Sri Lanka's government and military today both denied they had ordered internet service providers to block www.tamilnet.com, which officials widely dismiss as an outlet for pro-rebel propaganda.

But Sri Lanka's leading mobile operator Dialog Telekom, a unit of Telekom Malaysia which also offers internet services, told sources late yesterday that it had blocked access to the site on the orders of the government.

''Tamilnet is a source of news and information that is known throughout the world and for the past 10 years its coverage of Sri Lanka's civil war has proved essential,'' Reporters Without Borders said in a statement issued overnight.

''The government must put a stop to this censorship and restore access to the site at once.'' The Web site's editor was murdered in 2005 in a killing the Tigers blamed on the government. He was one of six minority Tamil journalists and five other Tamil media workers killed since 2004, according to the island's Free Media Movement.

The site is also unavailable through state carrier Sri Lanka Telecom's Internet services, but Sri Lanka Telecom's Chief Corporate Officer P N E Abeysekara told sources the firm had not blocked Tamilnet and were investigating.
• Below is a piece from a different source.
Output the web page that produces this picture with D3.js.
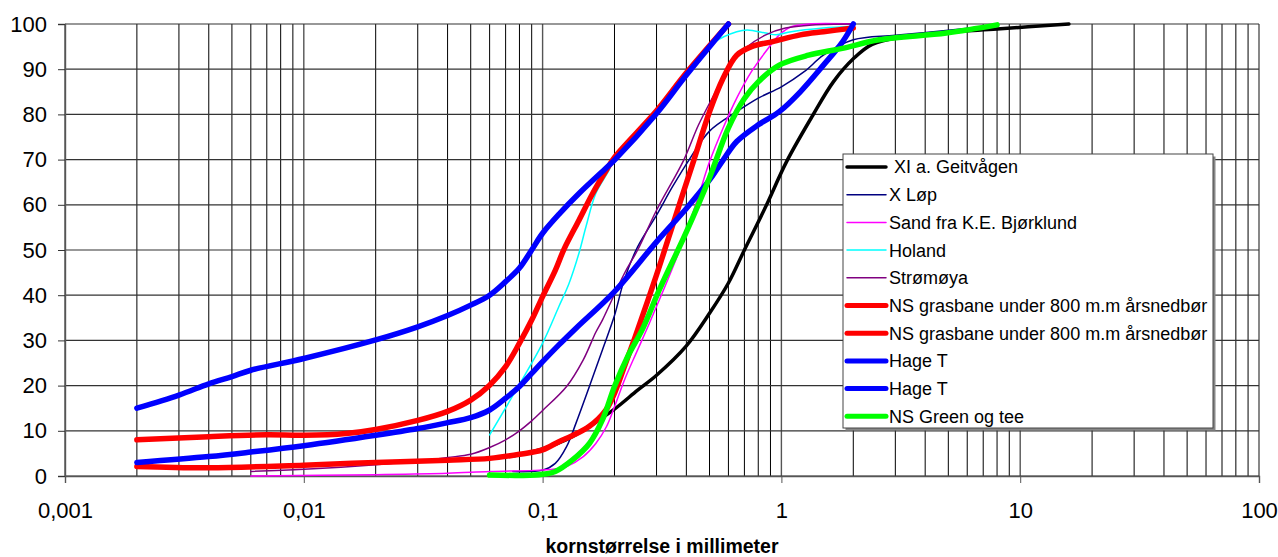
<!DOCTYPE html>
<html>
<head>
<meta charset="utf-8">
<script src="https://cdn.jsdelivr.net/npm/d3@7"></script>
<style>
  body { margin: 0; background: #fff; }
  svg { display: block; font-family: Arial, "Liberation Sans", sans-serif; }
  .leg text { white-space: pre; }
</style>
</head>
<body>
<div id="chart"></div>
<script>
// grain size (mm) vs cumulative passing (%)
const seriesNames = [
  " XI a. Geitvågen", "X Løp", "Sand fra K.E. Bjørklund", "Holand", "Strømøya",
  "NS grasbane under 800 m.m årsnedbør", "NS grasbane under 800 m.m årsnedbør",
  "Hage T", "Hage T", "NS Green og tee"
];

const geitvagen = [[0.075,4.4],[0.1,6],[0.125,8],[0.15,10.3],[0.2,14.8],[0.25,19],[0.3,22.3],[0.4,28.8],
  [0.5,36],[0.6,42.7],[0.7,50],[0.86,59.6],[1.05,69.5],[1.35,79.7],[1.65,87.2],[2,92.3],[2.4,95.5],
  [3.3,97.2],[5,98.2],[8,98.9],[16,100]];
const xLop = [[0.075,1],[0.1,1.3],[0.113,2.8],[0.126,6.5],[0.138,11.7],[0.157,19.8],[0.178,27.9],[0.2,35.5],
  [0.22,43.5],[0.25,50.7],[0.3,57.7],[0.35,64],[0.41,69.9],[0.5,76.3],[0.65,80.6],[0.8,83.6],[1,86.1],
  [1.25,89.5],[1.5,93.1],[2,96.5],[3,97.5],[5,98.6],[8,99.8]];
const sand = [[0.006,0],[0.02,0.3],[0.04,0.6],[0.06,1],[0.097,1.3],[0.115,1.6],[0.126,2.1],[0.148,4.3],
  [0.167,7.2],[0.185,10.9],[0.2,15.3],[0.22,21.2],[0.25,27.9],[0.28,33.8],[0.35,46],[0.4,54],[0.45,62],
  [0.5,69.5],[0.57,77],[0.65,83.6],[0.75,89.5],[0.86,93.9],[0.98,97.6],[1.1,99.4],[1.3,100],[2,100]];
const holand = [[0.06,9.1],[0.08,20.3],[0.1,29.4],[0.117,37.5],[0.129,42.6],[0.142,49.3],[0.152,55.2],
  [0.167,62.5],[0.19,67.7],[0.2,70.3],[0.3,80.8],[0.44,91],[0.53,96.1],[0.65,98.3],[0.72,98.7],
  [0.86,98],[0.95,97.6],[1.1,98.3],[1.5,99.1],[2,99.5]];
const stromoya = [[0.006,1],[0.01,1.5],[0.02,2.5],[0.03,3.3],[0.04,4.1],[0.05,4.8],[0.06,6.3],[0.07,8],
  [0.08,10],[0.09,12.2],[0.1,14.5],[0.126,19.8],[0.148,25.7],[0.167,31.8],[0.178,34.5],[0.22,44.8],
  [0.25,50],[0.3,58.8],[0.39,69.9],[0.45,77.7],[0.53,85],[0.6,90.5],[0.7,94.5],[0.86,97.6],[1.04,99.1],
  [1.35,99.8],[2,100]];
const grasbane1 = [[0.002,8],[0.004,8.7],[0.007,9.1],[0.01,9],[0.015,9.4],[0.02,10.3],[0.03,12.3],
  [0.04,14.3],[0.05,16.8],[0.06,20.1],[0.07,24.2],[0.08,29.4],[0.09,34.5],[0.1,39.7],[0.113,45.5],
  [0.123,50.2],[0.142,56.6],[0.162,62.5],[0.185,67.7],[0.2,70.5],[0.3,80.8],[0.4,89.2],[0.6,100]];
const grasbane2 = [[0.002,2.1],[0.004,1.8],[0.01,2.4],[0.02,3],[0.04,3.5],[0.06,3.9],[0.08,4.8],[0.1,5.8],
  [0.117,7.6],[0.133,8.9],[0.157,11],[0.184,14.6],[0.2,18.3],[0.22,24.2],[0.245,31],[0.3,44.5],
  [0.36,57.4],[0.43,69.9],[0.5,80.6],[0.57,88],[0.65,93.1],[0.75,95],[0.92,96.1],[1.2,97.6],[1.5,98.3],[2,99.1]];
const hage1 = [[0.002,15],[0.003,17.9],[0.004,20.4],[0.005,22],[0.006,23.4],[0.01,26],[0.02,30.1],
  [0.03,33],[0.04,35.5],[0.05,37.8],[0.06,40],[0.07,43],[0.08,46],[0.09,50],[0.1,53.7],[0.118,58.1],
  [0.142,62.5],[0.185,68.2],[0.2,69.9],[0.3,80.2],[0.4,88.7],[0.6,100]];
const hage2 = [[0.002,3],[0.004,4.3],[0.006,5.3],[0.01,6.7],[0.02,9],[0.03,10.5],[0.04,11.8],[0.05,12.9],
  [0.06,14.6],[0.07,17.2],[0.08,19.8],[0.09,22.7],[0.1,25.3],[0.117,29],[0.138,32.7],[0.2,40.8],
  [0.3,51.8],[0.4,59.2],[0.5,65.5],[0.57,69.9],[0.65,74],[0.8,77.7],[0.98,80.6],[1.2,85],[1.5,90.9],
  [1.8,96],[2,100]];
const greenTee = [[0.06,0.2],[0.097,0.3],[0.113,1],[0.133,3.5],[0.157,7.2],[0.178,12.4],[0.2,19.8],
  [0.227,26.4],[0.262,32.5],[0.31,41.5],[0.4,54],[0.5,66],[0.6,77],[0.7,83.5],[0.8,87.2],[0.98,90.9],
  [1.3,93.1],[1.8,94.6],[2.56,96.5],[4.9,98],[8,99.8]];

const seriesData = [geitvagen, xLop, sand, holand, stromoya, grasbane1, grasbane2, hage1, hage2, greenTee];
const seriesColors = ["#000000", "#000080", "#ff00ff", "#00ffff", "#800080",
  "#ff0000", "#ff0000", "#0000ff", "#0000ff", "#00ff00"];
const seriesWidths = [3.5, 1.5, 1.5, 1.5, 1.5, 5.5, 5.5, 5.5, 5.5, 5.5];

const xTickValues = [0.001, 0.01, 0.1, 1, 10, 100];
const xTickLabels = ["0,001", "0,01", "0,1", "1", "10", "100"];
const yTickValues = [0, 10, 20, 30, 40, 50, 60, 70, 80, 90, 100];
const xTitle = "kornstørrelse i millimeter";

const W = 1278, H = 557;
const margin = {left: 65, right: 19, top: 24, bottom: 81};

const svg = d3.select("#chart").append("svg")
  .attr("width", W)
  .attr("height", H);

const x = d3.scaleLog().domain([0.001, 100]).range([margin.left, W - margin.right]);
const y = d3.scaleLinear().domain([0, 100]).range([H - margin.bottom, margin.top]);

// minor + major vertical grid (1..9 per decade)
const gridX = [];
for (let e = -3; e < 2; e++) {
  for (let m = 1; m < 10; m++) gridX.push(m * Math.pow(10, e));
}
gridX.push(100);

const grid = svg.append("g").attr("class", "grid");
grid.selectAll("line.v")
  .data(gridX)
  .join("line")
  .attr("class", "v")
  .attr("x1", d => x(d)).attr("x2", d => x(d))
  .attr("y1", y(0)).attr("y2", y(100))
  .attr("stroke", d => xTickValues.includes(d) ? "#555" : "#000")
  .attr("stroke-width", d => xTickValues.includes(d) ? 1.4 : 1);

grid.selectAll("line.h")
  .data(yTickValues)
  .join("line")
  .attr("class", "h")
  .attr("x1", margin.left).attr("x2", W - margin.right)
  .attr("y1", d => y(d)).attr("y2", d => y(d))
  .attr("stroke", "#333")
  .attr("stroke-width", 1.2);

// axes
const xAxis = d3.axisBottom(x)
  .tickValues(xTickValues)
  .tickFormat((d, i) => xTickLabels[i])
  .tickSize(7)
  .tickPadding(19);
svg.append("g")
  .attr("transform", "translate(0," + y(0) + ")")
  .call(xAxis)
  .call(g => g.select(".domain").attr("stroke", "#555").attr("stroke-width", 1.4))
  .call(g => g.selectAll(".tick line").attr("stroke", "#555"))
  .call(g => g.selectAll("text").attr("font-size", 22).attr("fill", "#000")
    .attr("font-family", "Arial, 'Liberation Sans', sans-serif"));

const yAxis = d3.axisLeft(y)
  .tickValues(yTickValues)
  .tickSize(7)
  .tickPadding(11);
svg.append("g")
  .attr("transform", "translate(" + margin.left + ",0)")
  .call(yAxis)
  .call(g => g.select(".domain").attr("stroke", "#555").attr("stroke-width", 1.4))
  .call(g => g.selectAll(".tick line").attr("stroke", "#333"))
  .call(g => g.selectAll("text").attr("font-size", 22).attr("fill", "#000")
    .attr("font-family", "Arial, 'Liberation Sans', sans-serif"));

svg.append("text")
  .attr("x", (x(0.001) + x(100)) / 2)
  .attr("y", 553)
  .attr("text-anchor", "middle")
  .attr("font-size", 19.5)
  .attr("font-weight", "bold")
  .text(xTitle);

// curves (smoothed like the spreadsheet's line option)
const line = d3.line()
  .x(d => x(d[0]))
  .y(d => y(d[1]))
  .curve(d3.curveCatmullRom.alpha(0.5));

svg.append("g")
  .selectAll("path")
  .data(seriesData)
  .join("path")
  .attr("d", line)
  .attr("fill", "none")
  .attr("stroke", (d, i) => seriesColors[i])
  .attr("stroke-width", (d, i) => seriesWidths[i])
  .attr("stroke-linejoin", "round")
  .attr("stroke-linecap", "round");

// legend
const leg = svg.append("g").attr("class", "leg");
const lx = 843, ly = 154, lw = 370, lh = 274;
leg.append("rect")
  .attr("x", lx + 2.5).attr("y", ly + 2.5)
  .attr("width", lw).attr("height", lh)
  .attr("fill", "#888");
leg.append("rect")
  .attr("x", lx).attr("y", ly)
  .attr("width", lw).attr("height", lh)
  .attr("fill", "#fff")
  .attr("stroke", "#444")
  .attr("stroke-width", 1);

const rowH = 27.7;
const entry = leg.selectAll("g.entry")
  .data(seriesNames)
  .join("g")
  .attr("class", "entry")
  .attr("transform", (d, i) => "translate(0," + (ly + 13 + i * rowH) + ")");
entry.append("line")
  .attr("x1", lx + 4).attr("x2", lx + 43)
  .attr("stroke", (d, i) => seriesColors[i])
  .attr("stroke-width", (d, i) => seriesWidths[i] < 2 ? 1.5 : (seriesWidths[i] < 4 ? 3.5 : 5))
  .attr("stroke-linecap", "round");
entry.append("text")
  .attr("x", lx + 46)
  .attr("dy", "0.36em")
  .attr("font-size", 18)
  .text(d => d);
</script>
</body>
</html>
The government denied any wrongdoing.

''The government has nothing to do with this,'' Media Minister Anura Priyadarshana Yapa said. Another minister joked he wished he could hire some hackers to block Tamilnet.

The government gave no explantion for the conflicting version given by with Dialog Telekom, which is Sri Lanka's leading blue chip share and the most heavily-weighted stock on the Colombo Stock Exchange.

''We have blocked it as per a government directive,'' a Dialog spokesperson said, asking not to be named.

Reporters have been stopped from visiting Tiger-held areas since August 2006 for what the government says are security reasons, but one top official said was to avoid Tiger propaganda being spread.

The order to block the site comes amid a propaganda war raging parallel to a deadly new chapter in the island's two-decade civil war. Several Tamil language newspapers have been unable to print and distribute editions to majority Tamil areas in the north and east for months.

It also comes as the government comes under increasing pressure on human rights after it forcibly evicted hundreds of minority Tamils from the capital and amid reports of abductions and murders blamed on both security forces and the Tiger rebels.